Lecture 4 - Earthquakes, the basics Flashcards
What is the difference between a right stepping and a left stepping right lateral fault?
Right stepping - The land is pulled apart at the fault bend whenever the fault moves, It creates a hole that could become a basin. Left stepping - The land is pushed together when the fault moves. Eventually could grow into a mountain
Where is the epicenter on the Earth’s surface?
Directly above the hypocenter.
What is the hypocenter?
Where the rupture began
Why does the epicenter not fall on the trace of the fault at the surface?
The dip of the fault.
What are the basic principles of how a seismometer works?
- The earth moves moving the framework of the seismometer. - The suspended heavy weight and then pen beneath remain relatively stationary. - As the concrete base moves the stationary pen draws an ink line on paper on the rotating drum.
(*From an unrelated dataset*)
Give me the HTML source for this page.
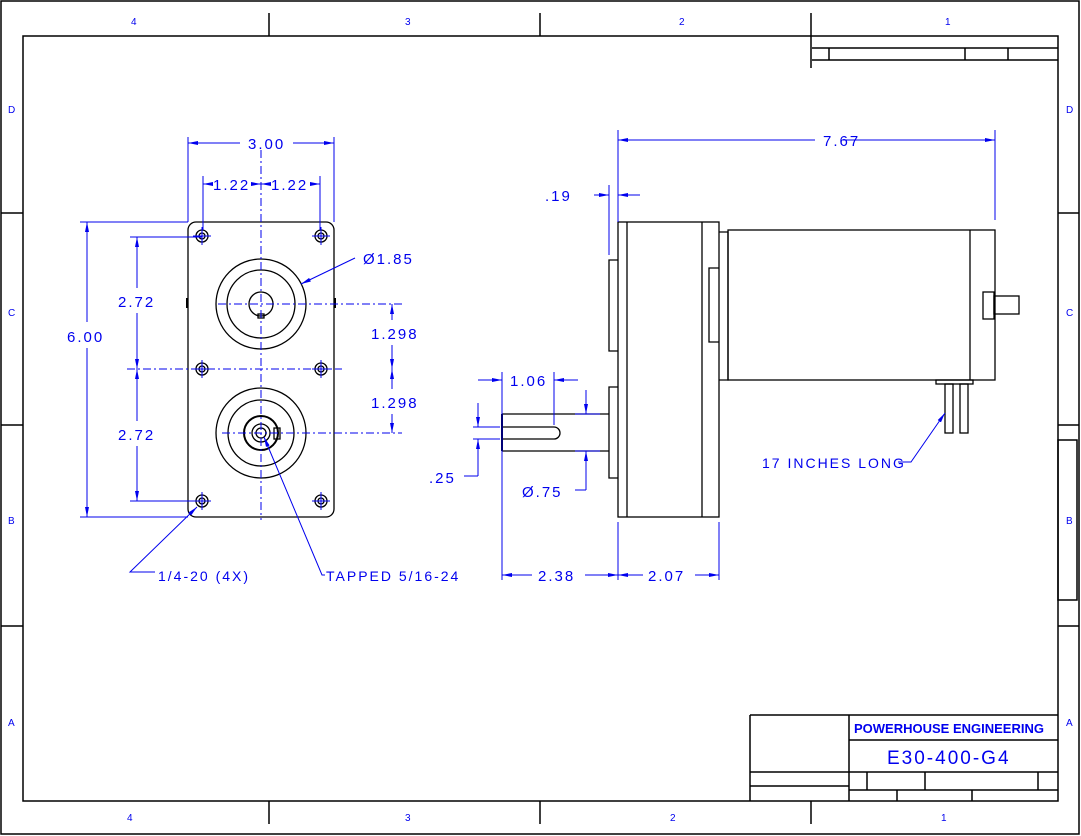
<!DOCTYPE html>
<html><head><meta charset="utf-8"><style>
html,body{margin:0;padding:0;background:#fff}
svg{display:block}
text{font-family:"Liberation Sans",sans-serif;fill:#0000ee}
.d{font-size:15px;letter-spacing:2px}
.z{font-size:10px}
</style></head><body>
<svg width="1081" height="836" viewBox="0 0 1081 836" xmlns="http://www.w3.org/2000/svg">
<defs>
<marker id="a" viewBox="0 0 10 6" refX="10" refY="3" markerWidth="10" markerHeight="6" orient="auto-start-reverse" markerUnits="userSpaceOnUse"><path d="M0,1 L10,3 L0,5 z" fill="#0000ee"/></marker>
<g id="h" fill="none" stroke="#000" stroke-width="1.3"><circle cx="0" cy="0" r="6"/><circle cx="0" cy="0" r="3"/></g>
</defs>
<g fill="none" stroke="#000" stroke-width="1.5">
<rect x="1" y="1" width="1078" height="833"/>
<rect x="23" y="36" width="1035" height="765"/>
<path d="M269,13V36 M540,13V36 M811,13V68 M269,801V824 M540,801V824 M811,801V824 M1,213H23 M1,425H23 M1,626H23 M1058,213H1079 M1058,425H1079 M1058,626H1079"/>
<path d="M812,48H1058 M812,60H1058 M829,48V60 M965,48V60 M1008,48V60"/>
<rect x="1058" y="440" width="19" height="160"/>
<path d="M750,715H1058 M750,715V801 M849,715V801 M849,740H1058 M750,772H1058 M750,786H849 M849,790H1058 M867,772V790 M925,772V790 M1038,772V790 M897,790V801 M972,790V801"/>
</g>
<g font-size="10">
<text class="z" x="131" y="25">4</text><text class="z" x="405" y="25">3</text><text class="z" x="679" y="25">2</text><text class="z" x="945" y="25">1</text>
<text class="z" x="127" y="821">4</text><text class="z" x="405" y="821">3</text><text class="z" x="670" y="821">2</text><text class="z" x="941" y="821">1</text>
<text class="z" x="8" y="113">D</text><text class="z" x="8" y="316">C</text><text class="z" x="8" y="524">B</text><text class="z" x="8" y="726">A</text>
<text class="z" x="1066" y="113">D</text><text class="z" x="1066" y="316">C</text><text class="z" x="1066" y="524">B</text><text class="z" x="1066" y="726">A</text>
</g>
<text x="854" y="733" style="font-size:13px;font-weight:bold">POWERHOUSE ENGINEERING</text>
<text x="887" y="764" style="font-size:19px;letter-spacing:2px">E30-400-G4</text>

<!-- front view -->
<g fill="none" stroke="#000" stroke-width="1.3">
<rect x="188" y="222" width="146" height="295" rx="8"/>
<path d="M187,298V308 M335,298V308" stroke-width="2"/>
<circle cx="261" cy="304" r="45"/><circle cx="261" cy="304" r="34"/><circle cx="261" cy="304" r="12"/>
<rect x="258" y="314" width="6" height="4"/>
<circle cx="261" cy="433" r="45"/><circle cx="261" cy="433" r="33"/><circle cx="261" cy="433" r="17" stroke-width="2"/><circle cx="261" cy="433" r="9"/><circle cx="261" cy="433" r="5"/>
<rect x="274" y="428" width="6" height="11"/>
</g>
<use href="#h" x="202" y="236"/><use href="#h" x="321" y="236"/>
<use href="#h" x="202" y="369"/><use href="#h" x="321" y="369"/>
<use href="#h" x="202" y="501"/><use href="#h" x="321" y="501"/>
<g stroke="#0000ee" stroke-width="1" fill="none" stroke-dasharray="8,3,2,3">
<path d="M261,150V520 M218,304H402 M127,369H342 M222,433H402"/>
<path d="M193,236H211 M202,227V245 M312,236H330 M321,227V245 M193,501H211 M202,492V510 M312,501H330 M321,492V510 M193,369H211 M202,360V378 M312,369H330 M321,360V378" stroke-dasharray="none"/>
</g>
<g stroke="#0000ee" stroke-width="1" fill="none">
<path d="M188,137V222 M334,137V222 M203,176V230 M320,176V230"/>
<path d="M188,143H240" marker-start="url(#a)"/><path d="M293,143H334" marker-end="url(#a)"/>
<path d="M203,184H212" marker-start="url(#a)"/><path d="M252,184H261" marker-end="url(#a)"/>
<path d="M261,184H270" marker-start="url(#a)"/><path d="M311,184H320" marker-end="url(#a)"/>
<path d="M80,222H188 M80,517H188 M130,237H202 M130,501H202"/>
<path d="M87,222V322" marker-start="url(#a)"/><path d="M87,348V517" marker-end="url(#a)"/>
<path d="M137,237V288" marker-start="url(#a)"/><path d="M137,313V369" marker-end="url(#a)"/>
<path d="M137,369V421" marker-start="url(#a)"/><path d="M137,446V501" marker-end="url(#a)"/>
<path d="M392,304V320" marker-start="url(#a)"/><path d="M392,345V369" marker-end="url(#a)"/>
<path d="M392,369V389" marker-start="url(#a)"/><path d="M392,414V433" marker-end="url(#a)"/>
<path d="M355,258L301,284" marker-end="url(#a)"/>
<path d="M155,572H130L197,507" marker-end="url(#a)"/>
<path d="M325,575H322L264,437" marker-end="url(#a)"/>
</g>
<text class="d" x="248" y="149">3.00</text>
<text class="d" x="213" y="190">1.22</text><text class="d" x="271" y="190">1.22</text>
<text class="d" x="67" y="342">6.00</text>
<text class="d" x="118" y="307">2.72</text><text class="d" x="118" y="440">2.72</text>
<text class="d" x="371" y="339">1.298</text><text class="d" x="371" y="408">1.298</text>
<text class="d" x="363" y="264">Ø1.85</text>
<text class="d" x="158" y="581" style="font-size:14px">1/4-20 (4X)</text>
<text class="d" x="326" y="581" style="font-size:14px">TAPPED 5/16-24</text>

<!-- side view -->
<g fill="none" stroke="#000" stroke-width="1.3">
<rect x="618" y="222" width="101" height="295"/>
<path d="M627,222V517 M702,222V517"/>
<path d="M618,260H609V351H618 M618,387H609V478H618"/>
<path d="M719,232H728V380H719 M719,268H709V342H719"/>
<rect x="728" y="230" width="267" height="150"/>
<path d="M970,230V380"/>
<rect x="983" y="292" width="11" height="27"/>
<rect x="994" y="296" width="25" height="18"/>
<rect x="936" y="380" width="37" height="4"/>
<rect x="945" y="384" width="8" height="49"/><rect x="960" y="384" width="8" height="49"/>
<path d="M502,414H609 M502,451H609 M502,427H554 M502,439H554 M554,427A6,6 0 0 1 554,439"/>
<path d="M502,414V451" stroke-width="2"/>
</g>
<g stroke="#0000ee" stroke-width="1" fill="none">
<path d="M618,130V222 M995,130V220 M609,185V255 M502,372V580 M554,372V425 M618,522V580 M719,522V580"/>
<path d="M618,140H815" marker-start="url(#a)"/><path d="M843,140H995" marker-end="url(#a)"/>
<path d="M594,195H609" marker-end="url(#a)"/><path d="M640,195H618" marker-end="url(#a)"/>
<path d="M478,380H502" marker-end="url(#a)"/><path d="M578,380H554" marker-end="url(#a)"/>
<path d="M473,427H500 M473,439H500 M575,414H600 M575,451H600"/>
<path d="M478,403V427" marker-end="url(#a)"/><path d="M478,476V439" marker-end="url(#a)"/>
<path d="M478,476H464"/>
<path d="M586,390V414" marker-end="url(#a)"/><path d="M586,490V451" marker-end="url(#a)"/>
<path d="M586,490H575"/>
<path d="M502,575H532" marker-start="url(#a)"/><path d="M585,575H618" marker-end="url(#a)"/>
<path d="M618,575H643" marker-start="url(#a)"/><path d="M695,575H719" marker-end="url(#a)"/>
<path d="M898,462H911L945,413" marker-end="url(#a)"/>
</g>
<text class="d" x="823" y="146">7.67</text>
<text class="d" x="545" y="201">.19</text>
<text class="d" x="510" y="386">1.06</text>
<text class="d" x="429" y="483">.25</text>
<text class="d" x="522" y="497">Ø.75</text>
<text class="d" x="538" y="581">2.38</text>
<text class="d" x="648" y="581">2.07</text>
<text class="d" x="762" y="468" style="font-size:14px">17 INCHES LONG</text>
</svg>
</body></html>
Define amplitude, wavelength and the period of waves
- Amplitude: height of the waves above starting point - Wavelength: distance between successive waves - Period: time between successive waves = 1/frequency
Give standard strengths of body and surface waves
Body waves - 0.5 to 20 Hz Surface waves - 0.005 to 0.1 Hz
Name and describe the two types of body waves
- P-waves: Travel fastest, like the push-pull motion of slinky toy (4.8km/sec in granite) - S-waves: Move in an up and down motion perpindicular to direction of advance, like the waves in a shaken rope. (3km/sec in granite)
What are surface waves?
- Created when body waves hit surface. - They are similar to the waves created by throwing a rock into a lake
What kinds of waves compose the surface waves?
- Love waves (horizontally polarized) and Raleigh waves (cause horizontal and vertical movement) - Travel slower than body waves but less attenuation because of long wavelength and low frequency
LEARN
How are earthquakes located using triangulation?
- Need three seismic stations
- Measure the P-S arrival times and convert these to distance
- Triangulate using radius given by P-S travel times
Name and briefly describe the use of the three magnitude scales
- Mercalli: measures damage done by an earthquake
- Richter scale: measures the energy released during an earthquake (ML=log10A-0.15+1.6log10D) where A is the amplitude of the P-wave in mm
- Moment magnitude (M): The seismic moment of the earthquake; the rigidity of the Earth x the amount of slip on the fault plane during the earthquake
Potential energy is stored in the crust in the form of built-up stress. During an earthquake, this stored energy is transformed. What does it result in?
- Cracks and deformation in rocks
- heat
- radiated seismic energy (Es)
What is the seismic moment a measure of?
The total amount of energy that is transformed during an earthquake. Only a small fraction of the seismic moment is converted into radiated seismic energy which is what seismographs register.
This means that 99% of the energy produced by earthquakes we cannot measure!